Ship of fools, work in progress

It's been a full week of deconstructing and reconstructing. I had a few little AHA! moments, but mostly it was about play and process and risk. A satisfying journey that gave me these little pieces:

Scraps that talk

It's process not product. It's process not product. It's process not product....

growing a vocabulary

I spent the week making little marks. obsessively. They were small imprints that wanted out of my head. It felt like an unknown language, one that had deeper beginnings.

Listening to interviews of world leaders, analysts, pundits and disruptors it came to me that we are all speaking in code. No one seems ready to find a common language to solve the chaos. There is only cacophony.

So here are my little marks. standing on their own.

I wanted to see how small I could actually make them. These measure about 1-1.5 inches. I used a cotton canvas cloth with extra batting for dimension.

The challenge of making each one different slowed me down. I couldn't do more that 20 at a time without finding myself repeating marks. Some look like things, some look like letter characters. I let the thread tell me their character.

I added density with hand-stitched detail.

Glyphs. 27"x 18". So many dialogs, so little listening. The piece is almost finished.

Rollin' rollin' rollin'

96" x 44". That's how big this woodcut print is. And now, nervously and with great anticipation, the big reveal.....

After laying down a protective blanket, Five-in-One Social Club workshop goes to press.

Five-in-One Social club steamroller workshop. First print!

Here's a print we pulled later on in the evening. It is an assemblage of an old bedspread and some cotton napkins. Love the way the color affects the print.

This is the quiltop I created for another print. Look for this one later on this week!

Steamroller_Five_in_One_Social_Club.jpg

Beasty

Purchase your steamroller print here!
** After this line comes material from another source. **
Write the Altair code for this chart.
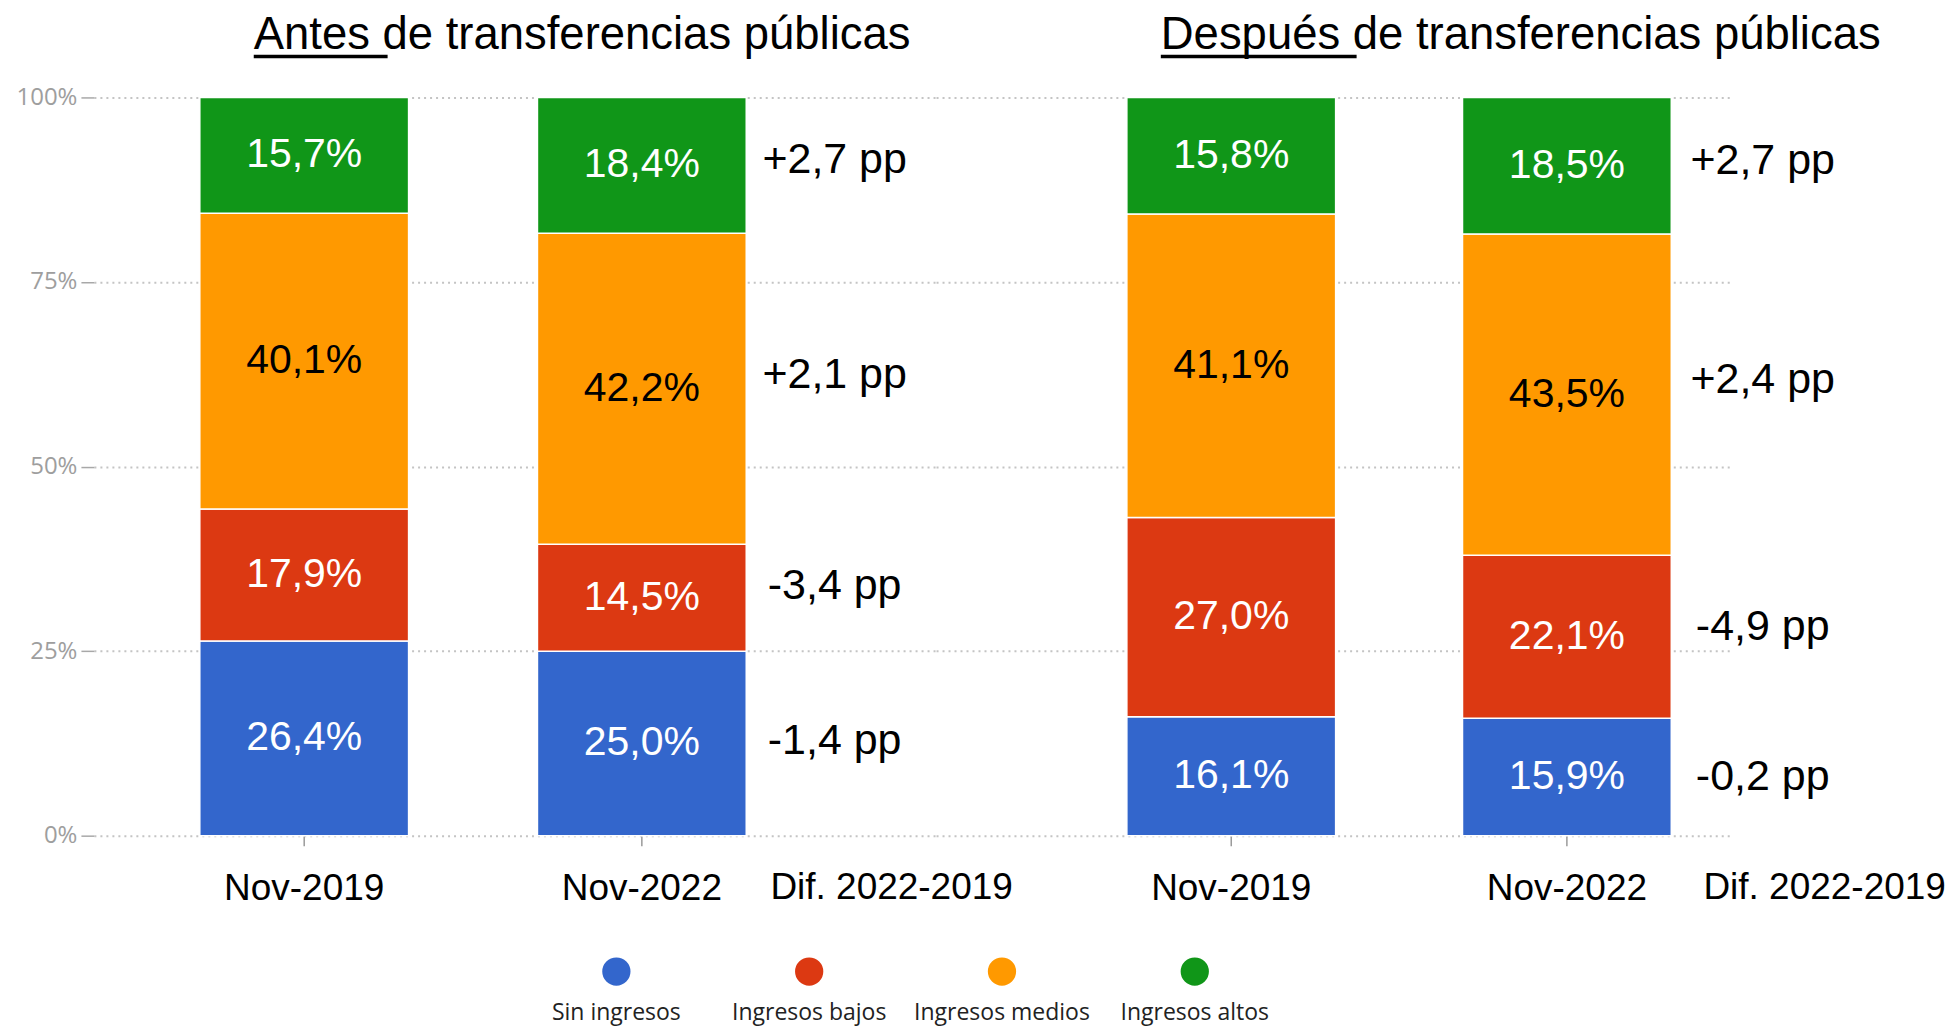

There are some incredible designs to choose from.

deconstruct/reconstruct

I use this mighty tool to deconstruct pieces that don't speak to me anymore. I look for those quiet ones that seem unbalanced, pretentious or unsuccessful. They hide in piles beneath my work table — murmuring. Some are sharing false narratives. Some seem to be trying too hard. Others just plain bore me. So I get out the rotary cutter and start cutting.

rotarycutter.jpg

I'll often end up with a pile that stretches to fill my entire work table. I try not to think about how many hours were spent creating the pieces in the first place. It's about the process not the product right?
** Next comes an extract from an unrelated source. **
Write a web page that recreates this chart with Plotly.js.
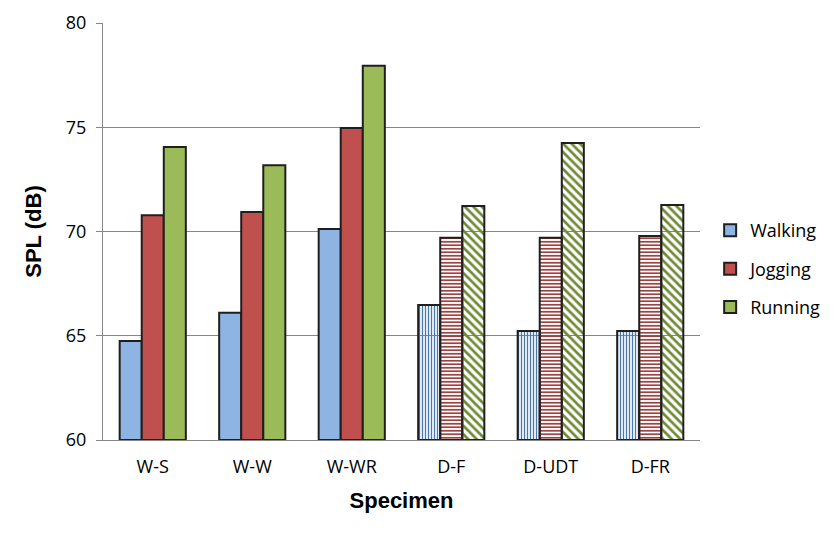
<!DOCTYPE html>
<html>
<head>
<meta charset="utf-8">
<script src="https://cdn.plot.ly/plotly-3.0.1.min.js"></script>
<style>html,body{margin:0;padding:0;background:#fff;}#chart{width:840px;height:538px;}</style>
</head>
<body>
<div id="chart"></div>
<script>
var specimens = ['W-S', 'W-W', 'W-WR', 'D-F', 'D-UDT', 'D-FR'];
var walking = [64.75, 66.1, 70.12, 66.47, 65.23, 65.23];
var jogging = [70.78, 70.93, 74.96, 69.7, 69.7, 69.78];
var running = [74.05, 73.18, 77.95, 71.22, 74.24, 71.27];
var seriesNames = ['Walking', 'Jogging', 'Running'];
var patternShapes = ['|', '-', '\\'];
var patternSizes = [3, 3.5, 6];
var fillColors = ['#8EB4E3', '#C0504D', '#9BBB59'];
var hatchColors = ['#4A78AA', '#8E2F2D', '#6F8A35'];

var values = [walking, jogging, running];
var traces = values.map(function (vals, i) {
  var isD = specimens.map(function (s) { return s.charAt(0) === 'D'; });
  return {
    type: 'bar',
    name: seriesNames[i],
    legendgroup: seriesNames[i],
    x: specimens,
    y: vals.map(function (v) { return v - 60; }),
    base: 60,
    marker: {
      color: isD.map(function (d) { return d ? hatchColors[i] : fillColors[i]; }),
      line: { color: '#1F1F1F', width: 2 },
      pattern: {
        shape: isD.map(function (d) { return d ? patternShapes[i] : ''; }),
        fgcolor: isD.map(function () { return hatchColors[i]; }),
        bgcolor: isD.map(function () { return '#FFFFFF'; }),
        fgopacity: 1,
        size: patternSizes[i],
        solidity: 0.45,
        fillmode: 'replace'
      }
    },
    hoverinfo: 'x+y'
  };
});

var layout = {
  width: 840,
  height: 538,
  margin: { l: 103, r: 140, t: 23, b: 98 },
  paper_bgcolor: '#FFFFFF',
  plot_bgcolor: '#FFFFFF',
  barmode: 'group',
  bargap: 0.335,
  bargroupgap: 0,
  font: { family: 'Open Sans, sans-serif', size: 18, color: '#000000' },
  xaxis: {
    title: { text: 'Specimen', font: { family: 'Liberation Sans, Arial, sans-serif', size: 22, weight: 'bold' }, standoff: 16 },
    showline: true,
    linecolor: '#868686',
    linewidth: 1,
    ticks: '',
    ticklabelstandoff: 10,
    tickfont: { size: 18 },
    automargin: false
  },
  yaxis: {
    title: { text: 'SPL (dB)', font: { family: 'Liberation Sans, Arial, sans-serif', size: 22, weight: 'bold' }, standoff: 18 },
    range: [60, 80],
    dtick: 5,
    showline: true,
    linecolor: '#868686',
    linewidth: 1,
    ticks: 'outside',
    ticklen: 6,
    tickcolor: '#868686',
    ticklabelstandoff: 6,
    showgrid: true,
    gridcolor: '#868686',
    gridwidth: 1,
    zeroline: false,
    tickfont: { size: 18 },
    automargin: false
  },
  showlegend: true,
  legend: {
    x: 1.017,
    xanchor: 'left',
    y: 0.41,
    yanchor: 'middle',
    traceorder: 'grouped',
    tracegroupgap: 12,
    font: { size: 18, family: 'Open Sans, sans-serif' },
    bgcolor: 'rgba(0,0,0,0)'
  }
};

Plotly.newPlot('chart', traces, layout, { displayModeBar: false, staticPlot: true });
</script>
</body>
</html>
I Need a Third Eye, work in progress, Paula Kovarik

The varying stitch, cloth and colors create an animated surface.

I Need a Third Eye, work in progress detail, Paula Kovarik

Then I start stitching again, connecting the diverse pieces to each other by adding another layer of meaning to the story.
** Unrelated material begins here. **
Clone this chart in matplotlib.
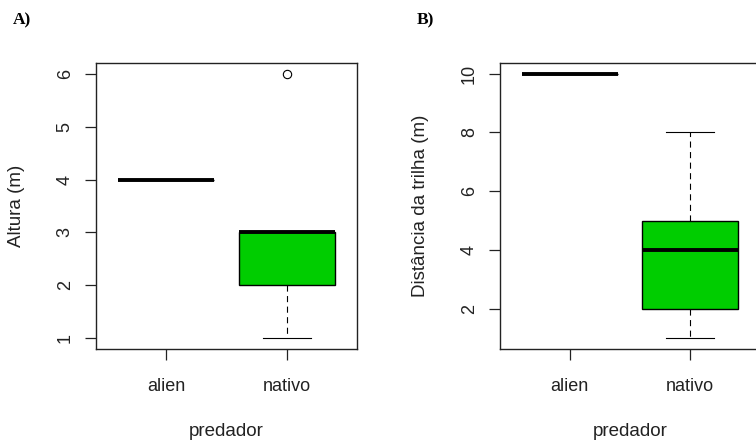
import matplotlib
matplotlib.use("Agg")
import matplotlib.pyplot as plt

# ---- data ----
groups = ["alien", "nativo"]

# Panel A: Altura (m)
altura_med = [4, 3]
altura_q1 = [4, 2]
altura_q3 = [4, 3]
altura_lo = [4, 1]
altura_hi = [4, 3]
altura_out = [[], [6]]

# Panel B: Distância da trilha (m)
dist_med = [10, 4]
dist_q1 = [10, 2]
dist_q3 = [10, 5]
dist_lo = [10, 1]
dist_hi = [10, 8]
dist_out = [[], []]

plt.rcParams['font.family'] = ['Liberation Sans', 'DejaVu Sans']

W, H = 756, 442
fig = plt.figure(figsize=(W / 100, H / 100), dpi=100)
GREEN = "#00CD00"


def px_axes(left, right, top, bottom):
    return fig.add_axes([left / W, (H - bottom) / H, (right - left) / W, (bottom - top) / H])


def draw(ax, med, q1, q3, lo, hi, out, ylim, yticks, ylabel, ylab_x):
    stats = []
    for i in range(len(groups)):
        stats.append(dict(med=med[i], q1=q1[i], q3=q3[i], whislo=lo[i], whishi=hi[i],
                          fliers=out[i], label=groups[i]))
    ax.bxp(stats, positions=[1, 2], widths=0.8, patch_artist=True, capwidths=0.4,
           boxprops=dict(facecolor=GREEN, edgecolor="black", linewidth=1.0),
           medianprops=dict(color="black", linewidth=2.8, solid_capstyle="butt"),
           whiskerprops=dict(color="black", linewidth=0.8, linestyle=(0, (5.5, 4))),
           capprops=dict(color="black", linewidth=0.8),
           flierprops=dict(marker="o", markerfacecolor="none", markeredgecolor="black",
                           markersize=6, markeredgewidth=0.8))
    ax.set_xlim(0.42, 2.58)
    ax.set_ylim(*ylim)
    ax.set_yticks(yticks)
    ax.set_xticks([1, 2])
    ax.set_xticklabels(groups)
    for s in ax.spines.values():
        s.set_linewidth(1.0)
        s.set_color("#222222")
    ax.tick_params(axis="both", direction="out", length=8, width=0.9, labelsize=13,
                   colors="#222222")
    ax.tick_params(axis="x", pad=13)
    ax.tick_params(axis="y", pad=8)
    for lab in ax.get_yticklabels():
        lab.set_rotation(90)
        lab.set_va("center")
    ax.set_xlabel("predador", fontsize=13.5, color="#222222")
    ax.xaxis.set_label_coords(0.5, -0.29)
    ax.xaxis.label.set_va("center")
    ax.set_ylabel(ylabel, fontsize=13.5, color="#222222")
    ax.yaxis.set_label_coords(ylab_x, 0.5)
    ax.yaxis.label.set_va("center")


axA = px_axes(96, 357, 63, 349)
draw(axA, altura_med, altura_q1, altura_q3, altura_lo, altura_hi, altura_out,
     (0.8, 6.2), [1, 2, 3, 4, 5, 6], "Altura (m)", -0.303)

axB = px_axes(500, 759.6, 63, 349)
draw(axB, dist_med, dist_q1, dist_q3, dist_lo, dist_hi, dist_out,
     (0.64, 10.36), [2, 4, 6, 8, 10], "Distância da trilha (m)", -0.308)

fig.text(21.7 / W, 1 - 20 / H, "A)", fontsize=12.5, fontweight="bold",
         family=["Liberation Serif", "DejaVu Serif"], ha="center", va="center")
fig.text(425.5 / W, 1 - 20 / H, "B)", fontsize=12.5, fontweight="bold",
         family=["Liberation Serif", "DejaVu Serif"], ha="center", va="center")

fig.savefig("out.png", dpi=100, facecolor="white")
I Need a Third Eye, work in progress detail, Paula Kovarik

And then I add some more. Until it seems to be enough.

I Need a Third Eye, final crop, Paula Kovarik

grids and webs

I woke up thinking about the difference between webs and grids. Webs reach, weave and beckon. Grids underpin, stabilize and neutralize. Webs are homes and traps. Grids are fences and containers. Webs spiral, grids measure cadence. Webs connect with tenuous intersections but also can withstand thunderstorms and errant wasps. Grids tie things together with a regular rhythm yet can be broken with a casual erasure of consistency. 

Webs can have enemies in them, grids can keep the lights on. Webs can be world-wide, grids map the lands and seas. Webs tangle, grids untangle. Grids are a human construct. Webs are a natural phenomenon. They are cousins in understanding where we fit.

Cracks, work in progress, Paula Kovarik

The news of Charlottesville and our president has shattered my sense of safety and calm. It may be why I keep cutting up pieces of fabric into shards and stitching them back together. Quilting this piece begins next week. I could stitch a grid onto it to find order. I could stitch a web of threads over it to hold it all together. Or I might cut it up some more and practice sewing it back together over and over again. Not sure where the thread will take me.